Three years later, a woman in Colorado (Amber, played by Danielle Macdonald) is raped by someone who also leaves no evidence behind. This time, the detective who gets the call, Karen Duvall (Merritt Wever), knows how to develop a rapport with the victim while keeping the other cops at the scene in line. Duvall’s compassionate attention helps her glean vital information, but nothing hard and fast to go on.

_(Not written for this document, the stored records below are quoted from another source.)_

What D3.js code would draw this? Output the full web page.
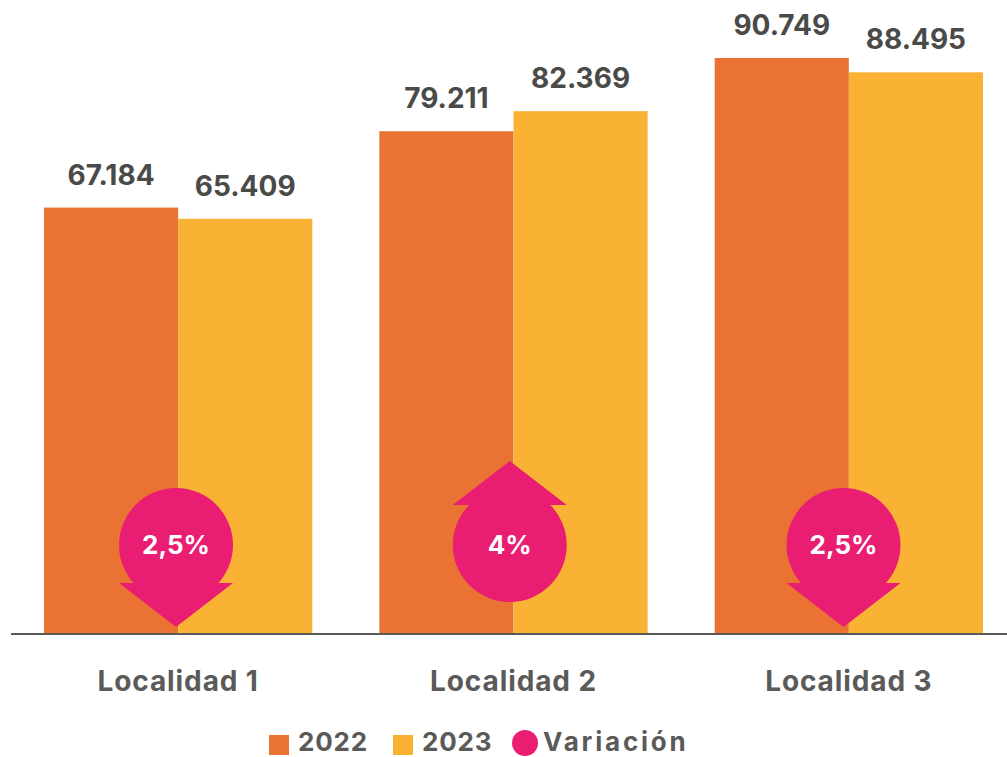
<!DOCTYPE html>
<html lang="es">
<head>
<meta charset="utf-8">
<title>Localidades</title>
<script src="https://d3js.org/d3.v7.min.js"></script>
<style>
  html, body { margin: 0; padding: 0; background: #fff; }
  svg { display: block; }
  text { font-family: Inter, "Noto Sans", sans-serif; font-weight: 700; }
</style>
</head>
<body>
<div id="chart"></div>
<script>
var categories = ["Localidad 1", "Localidad 2", "Localidad 3"];
var years = ["2022", "2023"];
var values2022 = [67184, 79211, 90749];
var values2023 = [65409, 82369, 88495];
var variation = ["2,5%", "4%", "2,5%"];
var direction = ["down", "up", "down"];
var legendLabel = "Variación";

var width = 1007, height = 757, baseline = 634;
var colors = { "2022": "#ea7233", "2023": "#f9b233" };
var pink = "#e91e73", grey = "#5a5a59", dark = "#4a4a49";

var svg = d3.select("#chart").append("svg")
  .attr("width", width)
  .attr("height", height);

var x0 = d3.scaleBand().domain(categories).range([10.5, 1016.5]).paddingInner(0.2).paddingOuter(0.1);
var x1 = d3.scaleBand().domain(years).range([0, x0.bandwidth()]);
var y = d3.scaleLinear().domain([0, 90749]).range([baseline, 58]);
// the markers do not sit exactly on the group centres
var xMark = d3.scalePoint().domain(categories).range([176, 843.5]);

var rows = [];
categories.forEach(function(c, i) {
  rows.push({ cat: c, year: "2022", value: values2022[i] });
  rows.push({ cat: c, year: "2023", value: values2023[i] });
});

svg.selectAll("rect.bar").data(rows).enter().append("rect")
  .attr("class", "bar")
  .attr("x", function(d) { return x0(d.cat) + x1(d.year); })
  .attr("y", function(d) { return y(d.value); })
  .attr("width", x1.bandwidth())
  .attr("height", function(d) { return baseline - y(d.value); })
  .attr("fill", function(d) { return colors[d.year]; });

// value labels, thousands with a dot
svg.selectAll("text.value").data(rows).enter().append("text")
  .attr("class", "value")
  .attr("x", function(d) { return x0(d.cat) + x1(d.year) + x1.bandwidth() / 2; })
  .attr("y", function(d) { return y(d.value) - 23; })
  .attr("text-anchor", "middle")
  .attr("font-size", 28)
  .attr("fill", dark)
  .text(function(d) { return d3.format(",")(d.value).replace(",", "."); });

// axis
var axis = svg.append("g")
  .attr("transform", "translate(0," + baseline + ")")
  .call(d3.axisBottom(x0).tickSize(0).tickPadding(37));
axis.select(".domain").remove();
axis.selectAll("text")
  .attr("font-size", 28)
  .attr("fill", grey)
  .style("font-family", "Inter, 'Noto Sans', sans-serif")
  .style("font-weight", 700)
  .style("letter-spacing", "0.9px");
svg.append("line")
  .attr("x1", 11).attr("x2", width)
  .attr("y1", baseline).attr("y2", baseline)
  .attr("stroke", grey).attr("stroke-width", 2);

// variation markers
var r = 57;
var mark = svg.selectAll("g.mark").data(categories).enter().append("g")
  .attr("class", "mark")
  .attr("transform", function(c) {
    return "translate(" + xMark(c) + ",545)";
  });
mark.append("circle").attr("r", r).attr("fill", pink);
mark.append("path")
  .attr("fill", pink)
  .attr("d", function(c, i) {
    return direction[i] == "down"
      ? "M" + (-r) + ",38L" + r + ",38L0,82Z"
      : "M" + (-r) + ",-40L" + r + ",-40L0,-84Z";
  });
mark.append("text")
  .attr("y", 9)
  .attr("text-anchor", "middle")
  .attr("font-size", 26)
  .attr("fill", "#fff")
  .text(function(c, i) { return variation[i]; });

// legend
var legendX = [269, 393];
years.forEach(function(yr, i) {
  svg.append("rect")
    .attr("x", legendX[i]).attr("y", 735)
    .attr("width", 20).attr("height", 20)
    .attr("fill", colors[yr]);
  svg.append("text")
    .attr("x", legendX[i] + 29).attr("y", 750.5)
    .attr("font-size", 26)
    .attr("fill", grey)
    .style("letter-spacing", "0.8px")
    .text(yr);
});
svg.append("circle").attr("cx", 525).attr("cy", 743).attr("r", 13).attr("fill", pink);
svg.append("text")
  .attr("x", 543).attr("y", 750.5)
  .attr("font-size", 26)
  .attr("fill", grey)
  .style("letter-spacing", "2.8px")
  .text(legendLabel);
</script>
</body>
</html>
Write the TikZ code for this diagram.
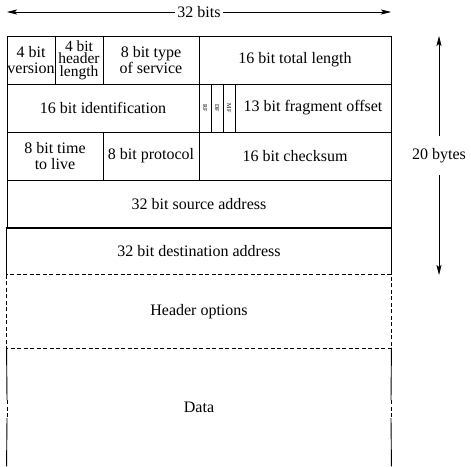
\documentclass[tikz,border=0pt]{standalone}
\usepackage{fontspec}
\setmainfont{Liberation Serif}
\usetikzlibrary{arrows.meta}
\begin{document}
\begin{tikzpicture}[x=1pt,y=-1pt,
  line width=0.9pt,
  txt/.style={font=\fontsize{16}{16.5}\selectfont},
  cell/.style 2 args={inner sep=0pt, align=center, txt,
    minimum width=#1pt, minimum height=#2pt},
  field/.style 2 args={cell={#1}{#2}, draw},
  flag/.style={field={12}{48}, font=\fontsize{6}{6}\selectfont},
  dashline/.style={dash pattern=on 4pt off 2.5pt},
  dim/.style={{Stealth[length=10pt,width=5pt,inset=2pt]}-{Stealth[length=10pt,width=5pt,inset=2pt]}, line width=0.7pt},
  dimlabel/.style={fill=white, txt, inner xsep=2.5pt}]
\useasboundingbox (0,0) rectangle (471,466);

% row 1
\node[field={48}{48}] (ver) at (31,60) {4 bit\\[-1pt]version};
\node[field={48}{48}, font=\fontsize{15.5}{12.5}\selectfont] (hlen) at (79,60) {4 bit\\header\\length};
\node[field={96}{48}] (tos) at (151,60) {8 bit type\\of service};
\node[field={192}{48}] (tot) at (295,60) {16 bit total length};
% row 2
\node[field={192}{48}] (ident) at (103,108) {16 bit identification};
\node[flag] (rf) at (205,108) {\rotatebox{-90}{RF}};
\node[flag] (df) at (217,108) {\rotatebox{-90}{DF}};
\node[flag] (mf) at (229,108) {\rotatebox{-90}{MF}};
\node[field={156}{48}] (frag) at (313,108) {13 bit fragment offset};
% row 3
\node[field={96}{48}] (ttl) at (55,156) {8 bit time\\to live};
\node[field={96}{48}] (proto) at (151,156) {8 bit protocol};
\node[field={192}{48}] (csum) at (295,156) {16 bit checksum};
% row 4
\node[field={384}{48}] (src) at (199,204) {32 bit source address};
% row 5 (bottom edge left to the options box)
\node[cell={384}{47}] (dst) at (199,251.5) {32 bit destination address};
\draw (dst.south west) -- (dst.north west) -- (dst.north east) -- (dst.south east);
% options
\node[cell={384}{73}] (opt) at (199,311.5) {Header options};
\draw[dashline] (opt.north west) rectangle (opt.south east);
% data
\node[cell={384}{118}] (data) at (199,407) {Data};
\coordinate (dl1) at (7,400);  \coordinate (dl2) at (7,418);
\coordinate (dr1) at (391,400); \coordinate (dr2) at (391,418);
\draw (data.north west) -- (dl1);
\draw[dashline] (dl1) -- (dl2);
\draw (dl2) -- (data.south west);
\draw (data.north east) -- (dr1);
\draw[dashline] (dr1) -- (dr2);
\draw (dr2) -- (data.south east);

% dimensions
\coordinate (wl) at (7,12);
\coordinate (wr) at (391,12);
\draw[dim] (wl) -- node[dimlabel] (wlab) {32 bits} (wr);
\coordinate (ht) at (439,36);
\coordinate (hb) at (439,275);
\draw[dim] (ht) -- node[dimlabel, inner ysep=12pt] (hlab) {20 bytes} (hb);
\end{tikzpicture}
\end{document}
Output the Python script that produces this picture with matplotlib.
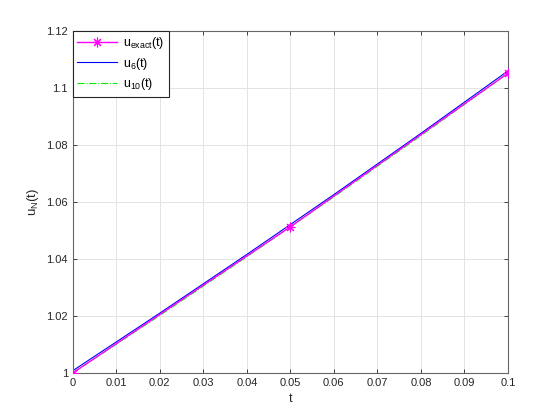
import numpy as np
import matplotlib
matplotlib.use('Agg')
import matplotlib.pyplot as plt

# data
t_exact = [0.0, 0.05, 0.1]
u_exact = [1.0000, 1.0513, 1.1052]

t_approx = [0.0, 0.02, 0.04, 0.06, 0.08, 0.1]
u_6 = [1.0008, 1.0210, 1.0416, 1.0626, 1.0841, 1.1060]
u_10 = [1.0000, 1.0202, 1.0408, 1.0618, 1.0833, 1.1052]

xticks = [0, 0.01, 0.02, 0.03, 0.04, 0.05, 0.06, 0.07, 0.08, 0.09, 0.1]
xticklabels = ['0', '0.01', '0.02', '0.03', '0.04', '0.05', '0.06', '0.07', '0.08', '0.09', '0.1']
yticks = [1, 1.02, 1.04, 1.06, 1.08, 1.1, 1.12]
yticklabels = ['1', '1.02', '1.04', '1.06', '1.08', '1.1', '1.12']

plt.rcParams['font.family'] = ['Liberation Sans', 'DejaVu Sans']
plt.rcParams['font.size'] = 8
plt.rcParams['mathtext.fontset'] = 'custom'
plt.rcParams['mathtext.rm'] = 'Liberation Sans'

fig = plt.figure(figsize=(5.6, 4.2), dpi=100)
ax = fig.add_axes([0.13, 0.112, 0.777, 0.814])

ax.plot(t_approx, u_6, '-', color='blue', linewidth=0.8, label=r'u$_{\rm 6}$(t)', zorder=2)
ax.plot(t_approx, u_10, '-.', color='#00ee00', linewidth=0.8, label=r'u$_{\rm 10}$(t)', zorder=3)
ax.plot(t_exact, u_exact, '-', color='#ff00ff', marker=(8, 2, 0), markersize=7,
        markeredgecolor='#ff00ff', markeredgewidth=0.8, linewidth=1.0,
        label=r'u$_{\rm exact}$(t)', zorder=4)

ax.set_xlim(0, 0.1)
ax.set_ylim(1, 1.12)
ax.set_xticks(xticks)
ax.set_xticklabels(xticklabels)
ax.set_yticks(yticks)
ax.set_yticklabels(yticklabels)

ax.grid(True, color='#e3e3e3', linewidth=0.7)
ax.set_axisbelow(True)
ax.tick_params(direction='in', top=True, right=True, length=3, width=0.6,
               colors='#262626', labelsize=8)
for s in ax.spines.values():
    s.set_color('#666666')
    s.set_linewidth(0.8)

ax.set_xlabel('t', fontsize=9, color='#262626')
ax.set_ylabel(r'u$_{\rm N}$(t)', fontsize=9.5, color='#262626')

h, l = ax.get_legend_handles_labels()
order = [2, 0, 1]
leg = ax.legend([h[i] for i in order], [l[i] for i in order], loc='upper left',
                fontsize=9, fancybox=False, framealpha=1, edgecolor='#262626',
                borderaxespad=0, handlelength=3.2, handletextpad=0.5,
                borderpad=0.35, labelspacing=0.35)
leg.get_frame().set_linewidth(0.8)

plt.savefig('out.png', dpi=100)
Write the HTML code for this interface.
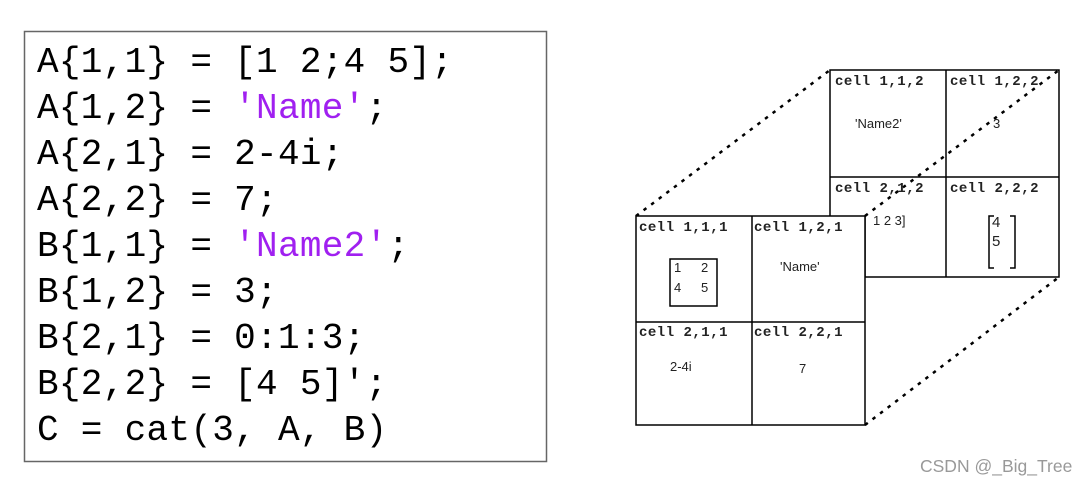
<!DOCTYPE html>
<html><head><meta charset="utf-8"><style>
html,body{margin:0;padding:0;background:#fff;width:1090px;height:485px;overflow:hidden}
</style></head><body>
<svg width="1090" height="485" xmlns="http://www.w3.org/2000/svg" style="position:absolute;left:0;top:0">
<rect x="24.5" y="31.5" width="522" height="430" fill="#fff" stroke="#666" stroke-width="1.5"/>
<g font-family="Liberation Mono, monospace" font-size="36" fill="#000" letter-spacing="0.3">
<text x="37" y="72">A{1,1} = [1 2;4 5];</text>
<text x="37" y="118">A{1,2} = <tspan fill="#a020f0">'Name'</tspan>;</text>
<text x="37" y="164">A{2,1} = 2-4i;</text>
<text x="37" y="210">A{2,2} = 7;</text>
<text x="37" y="256">B{1,1} = <tspan fill="#a020f0">'Name2'</tspan>;</text>
<text x="37" y="302">B{1,2} = 3;</text>
<text x="37" y="348">B{2,1} = 0:1:3;</text>
<text x="37" y="394">B{2,2} = [4 5]';</text>
<text x="37" y="440">C = cat(3, A, B)</text>
</g>
<g stroke="#000" stroke-width="2.5" stroke-dasharray="3.5,6" fill="none">
<line x1="636" y1="216" x2="830" y2="70"/>
<line x1="865" y1="425" x2="1059" y2="277"/>
<line x1="865" y1="216" x2="1059" y2="70"/>
</g>
<g stroke="#000" stroke-width="1.5" fill="none">
<polyline points="865,216 865,277 1059,277 1059,70 830,70 830,216"/>
<line x1="946" y1="70" x2="946" y2="277"/>
<line x1="865" y1="177" x2="1059" y2="177"/>
<line x1="830" y1="177" x2="865" y2="177"/>
<rect x="636" y="216" width="229" height="209" fill="#fff"/>
<line x1="752" y1="216" x2="752" y2="425"/>
<line x1="636" y1="322" x2="865" y2="322"/>
<rect x="670" y="259" width="47" height="47"/>
<polyline points="994,216 989,216 989,268 994,268"/>
<polyline points="1010,216 1015,216 1015,268 1010,268"/>
</g>
<g font-family="Liberation Mono, monospace" font-size="14" font-weight="bold" fill="#222" letter-spacing="0.5">
<text x="835" y="85">cell 1,1,2</text>
<text x="950" y="85">cell 1,2,2</text>
<text x="835" y="192">cell 2,1,2</text>
<text x="950" y="192">cell 2,2,2</text>
<text x="639" y="231">cell 1,1,1</text>
<text x="754" y="231">cell 1,2,1</text>
<text x="639" y="336">cell 2,1,1</text>
<text x="754" y="336">cell 2,2,1</text>
</g>
<g font-family="Liberation Sans, sans-serif" font-size="13" fill="#222">
<text x="855" y="128">'Name2'</text>
<text x="993" y="128">3</text>
<text x="873" y="225">1 2 3]</text>
<text x="992" y="227" font-size="15">4</text>
<text x="992" y="246" font-size="15">5</text>
<text x="674" y="272">1</text><text x="701" y="272">2</text>
<text x="674" y="292">4</text><text x="701" y="292">5</text>
<text x="780" y="271">'Name'</text>
<text x="670" y="371">2-4i</text>
<text x="799" y="373">7</text>
</g>
<text x="920" y="472" font-family="Liberation Sans, sans-serif" font-size="17.5" fill="#999">CSDN @_Big_Tree</text>
</svg>
</body></html>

Around the same time, yet another woman in Colorado (Lilly, portrayed by Annaleigh Ashford) is raped by a man with the same modus operandi. In that jurisdiction, the case goes to Det. Grace Rasmussen (Toni Collette), another veteran who seems all-business and tough on the outside, but who has genuine empathy for the injured party. Despite a system that wasn’t set up for information-sharing between police departments, the two female detectives finally get together and work on their similar cases with a team of forensic analysts and investigators helping them hunt for what they are sure is a serial rapist.
There are several elements that make “Unbelievable” so compelling. First is the acting, which is just as good as you’d expect from a cast led by Dever, Wever, and Collette. Second is the way it shows the diligent investigative work that goes into breaking cases like these, and the amount of time it takes — unlike episodic television, there’s no capture of the bad guy just as each hour ends. The third is the absolute relatability of the female survivors, whose lives have been irreparably harmed — in Marie’s case, not just by the rapist, but by the system.
“Unbelievable” was developed by Ayelet Waldman (who guested on my radio show in 2009), best-selling novelist Michael Chabon (her husband), and Susannah Grant (Oscar-nominated for her “Erin Brockovich” screenplay) from a 2015 ProPublica article by T. Christian Miller and Ken Armstrong.
I missed “Unbelievable” when it was first released on Netflix last fall. It was just one of those shows that never made its way into my queue until recently. But now, having given my full attention to all eight episodes, I highly recommend it as not just great television, but as an antidote to the rest of the cops-as-entertainment world.
I give “Unbelievable” a 9 out of 10.